Kobili Traoré, who has admitted to the killing and is in a psychiatric institution, beat Sarah Halimi, 65, before throwing her out the window of her Paris apartment to cries of “Allahu akbar,” or God is great, and “I killed the devil.”
Mr. Traoré, who was 27 at the time, had been troubled by Ms. Halimi’s mezuza, which “amplified the frantic outburst of hate,” according to one psychiatric report.
The verdict, more than four years after the killing, ended judicial proceedings in France for the case. The verdict came after a lower-court ruling rejected a trial, and the Halimi family appealed. President Emmanuel Macron made an unusual personal intervention by calling for the case to have its day in court. Outrage in the large French Jewish community has accompanied the long failure to try Mr. Traoré.
Mireille Knoll was stabbed to death in her Paris apartment in what the prosecutor’s office called a killing tied to the “victim’s membership, real or supposed, of a particular religion.” In this case, the nature of the killing — a hate crime — was quickly recognized.
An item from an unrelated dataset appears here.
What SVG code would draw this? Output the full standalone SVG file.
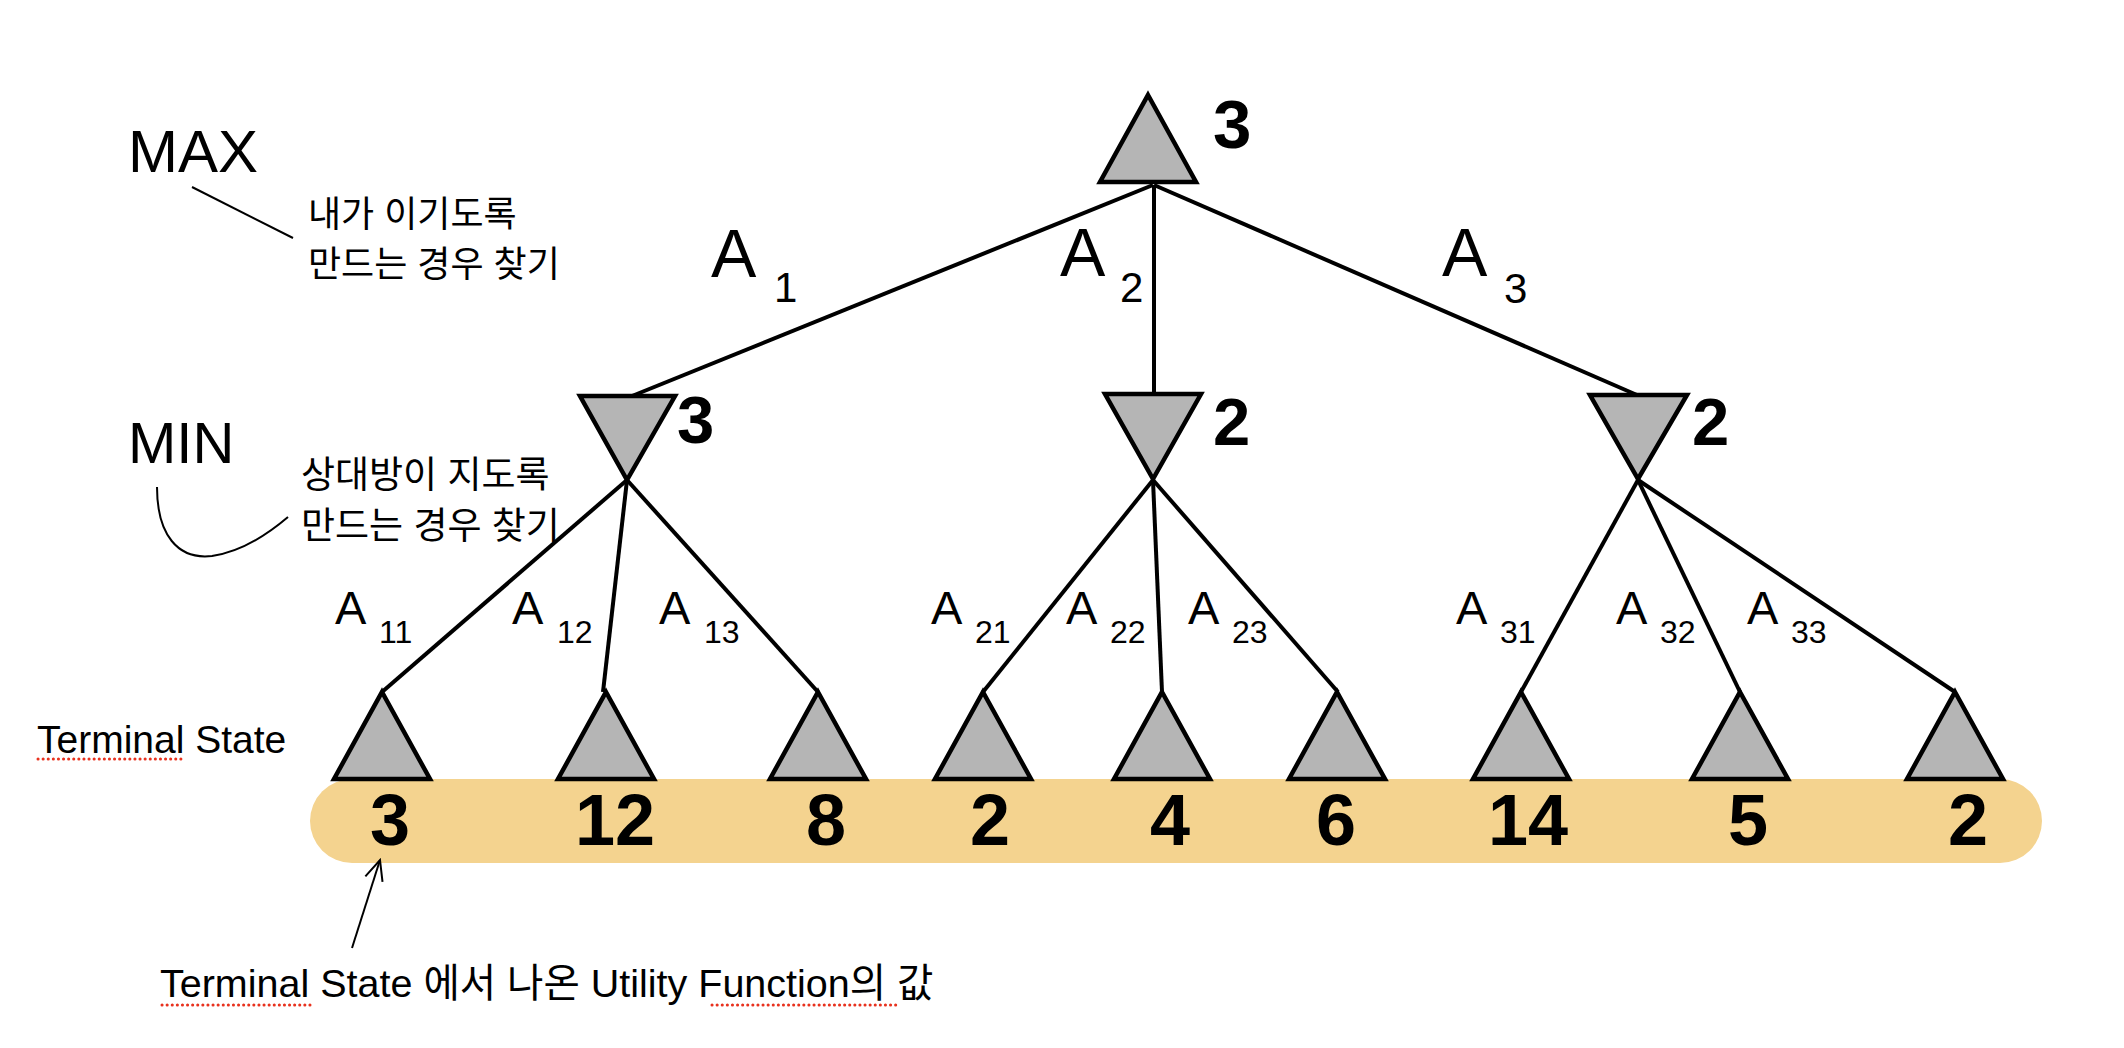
<svg xmlns="http://www.w3.org/2000/svg" width="2124" height="1048" viewBox="0 0 2124 1048">
<style>
.tri{fill:#b5b5b5;stroke:#000;stroke-width:4.5;stroke-linejoin:miter}
.edge{stroke:#000;stroke-width:4;fill:none}
.val{font-family:"Liberation Sans",Arial,sans-serif;font-weight:bold;fill:#000}
.lab{font-family:"Liberation Sans",Arial,"Noto Sans CJK KR",sans-serif;fill:#000}
.thin{stroke:#000;stroke-width:2;fill:none}
.spell{stroke:#e8321e;stroke-width:3;stroke-dasharray:0.1 5;stroke-linecap:round;fill:none}
</style>
<defs>
<marker id="open" viewBox="0 0 24 24" refX="22" refY="12" markerWidth="24" markerHeight="24" markerUnits="userSpaceOnUse" orient="auto">
<path d="M2,3 L22,12 L2,21" fill="none" stroke="#000" stroke-width="2"/>
</marker>
</defs>
<rect width="2124" height="1048" fill="#fff"/>

<g id="terminal-band">
<rect x="310" y="779" width="1732" height="84" rx="42" ry="42" fill="#f4d38f"/>
</g>

<g id="connectors">
<line class="edge" x1="1153" y1="185" x2="632" y2="396"/>
<line class="edge" x1="1154" y1="185" x2="1154" y2="394"/>
<line class="edge" x1="1154" y1="185" x2="1637" y2="395"/>
<line class="edge" x1="627" y1="480" x2="382" y2="692"/>
<line class="edge" x1="627" y1="480" x2="603" y2="692"/>
<line class="edge" x1="627" y1="480" x2="818" y2="692"/>
<line class="edge" x1="1153" y1="480" x2="983" y2="692"/>
<line class="edge" x1="1153" y1="480" x2="1162" y2="692"/>
<line class="edge" x1="1153" y1="480" x2="1338" y2="692"/>
<line class="edge" x1="1638" y1="480" x2="1521" y2="692"/>
<line class="edge" x1="1638" y1="480" x2="1740" y2="692"/>
<line class="edge" x1="1638" y1="480" x2="1955" y2="692"/>
</g>

<g id="edge-labels" class="lab">
<text x="711" y="277" font-size="68">A</text><text x="774" y="302" font-size="42">1</text>
<text x="1060" y="276" font-size="68">A</text><text x="1120" y="302" font-size="42">2</text>
<text x="1442" y="276" font-size="68">A</text><text x="1504" y="303" font-size="42">3</text>
<text x="335" y="624" font-size="47">A</text><text x="379" y="643" font-size="32">11</text>
<text x="512" y="624" font-size="47">A</text><text x="557" y="643" font-size="32">12</text>
<text x="659" y="624" font-size="47">A</text><text x="704" y="643" font-size="32">13</text>
<text x="931" y="624" font-size="47">A</text><text x="975" y="643" font-size="32">21</text>
<text x="1066" y="624" font-size="47">A</text><text x="1110" y="643" font-size="32">22</text>
<text x="1188" y="624" font-size="47">A</text><text x="1232" y="643" font-size="32">23</text>
<text x="1456" y="624" font-size="47">A</text><text x="1500" y="643" font-size="32">31</text>
<text x="1616" y="624" font-size="47">A</text><text x="1660" y="643" font-size="32">32</text>
<text x="1747" y="624" font-size="47">A</text><text x="1791" y="643" font-size="32">33</text>
</g>

<g id="node-max">
<polygon class="tri" points="1148,95 1196,182 1100,182"/>
<text class="val" x="1213" y="148" font-size="69">3</text>
</g>
<g id="node-min1">
<polygon class="tri" points="580,396 675,396 627,480"/>
<text class="val" x="677" y="443" font-size="67">3</text>
</g>
<g id="node-min2">
<polygon class="tri" points="1105,394 1201,394 1153,479"/>
<text class="val" x="1213" y="445" font-size="67">2</text>
</g>
<g id="node-min3">
<polygon class="tri" points="1590,395 1687,395 1638,479"/>
<text class="val" x="1692" y="445" font-size="67">2</text>
</g>

<g id="node-leaf1"><polygon class="tri" points="382,692 430,779 334,779"/><text class="val" x="390" y="845" font-size="72" text-anchor="middle">3</text></g>
<g id="node-leaf2"><polygon class="tri" points="606,692 654,779 558,779"/><text class="val" x="615" y="845" font-size="72" text-anchor="middle">12</text></g>
<g id="node-leaf3"><polygon class="tri" points="818,692 866,779 770,779"/><text class="val" x="826" y="845" font-size="72" text-anchor="middle">8</text></g>
<g id="node-leaf4"><polygon class="tri" points="983,692 1031,779 935,779"/><text class="val" x="990" y="845" font-size="72" text-anchor="middle">2</text></g>
<g id="node-leaf5"><polygon class="tri" points="1162,692 1210,779 1114,779"/><text class="val" x="1170" y="845" font-size="72" text-anchor="middle">4</text></g>
<g id="node-leaf6"><polygon class="tri" points="1337,692 1385,779 1289,779"/><text class="val" x="1336" y="845" font-size="72" text-anchor="middle">6</text></g>
<g id="node-leaf7"><polygon class="tri" points="1521,692 1569,779 1473,779"/><text class="val" x="1528" y="845" font-size="72" text-anchor="middle">14</text></g>
<g id="node-leaf8"><polygon class="tri" points="1740,692 1788,779 1692,779"/><text class="val" x="1748" y="845" font-size="72" text-anchor="middle">5</text></g>
<g id="node-leaf9"><polygon class="tri" points="1955,692 2003,779 1907,779"/><text class="val" x="1968" y="845" font-size="72" text-anchor="middle">2</text></g>

<g id="annotation-max">
<text class="lab" x="128" y="172" font-size="60">MAX</text>
<line class="thin" x1="192" y1="187" x2="293" y2="238"/>
<text class="lab" x="308" y="227" font-size="36" font-family="'Liberation Sans','Noto Sans CJK KR',sans-serif">내가 이기도록</text>
<text class="lab" x="308" y="277" font-size="36" font-family="'Liberation Sans','Noto Sans CJK KR',sans-serif">만드는 경우 찾기</text>
</g>

<g id="annotation-min">
<text class="lab" x="128" y="463" font-size="58">MIN</text>
<path class="thin" d="M157,487 C157,535 178,560 212,556 C240,552 268,534 288,517"/>
<text class="lab" x="301" y="488" font-size="37" font-family="'Liberation Sans','Noto Sans CJK KR',sans-serif">상대방이 지도록</text>
<text class="lab" x="301" y="539" font-size="37" font-family="'Liberation Sans','Noto Sans CJK KR',sans-serif">만드는 경우 찾기</text>
</g>

<g id="annotation-terminal">
<text class="lab" x="37" y="753" font-size="39">Terminal State</text>
<line class="spell" x1="38" y1="759" x2="184" y2="759"/>
</g>

<g id="annotation-utility">
<line class="thin" x1="352" y1="948" x2="380" y2="860" marker-end="url(#open)"/>
<text class="lab" x="160" y="997" font-size="39.5" font-family="'Liberation Sans','Noto Sans CJK KR',sans-serif">Terminal State 에서 나온 Utility Function의 값</text>
<line class="spell" x1="162" y1="1005" x2="314" y2="1005"/>
<line class="spell" x1="712" y1="1005" x2="900" y2="1005"/>
</g>
</svg>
French Jews have been repeatedly targeted by jihadists over the past decade. In 2012, an Islamist gunman, Mohammed Merah, shot dead three children and a teacher at a Jewish school in the southern city of Toulouse. In 2015, Amedy Coulibaly identified customers as Jews at a kosher Paris supermarket before killing four of them. He declared he was murdering the people he hated most in the world: “the Jews and the French.”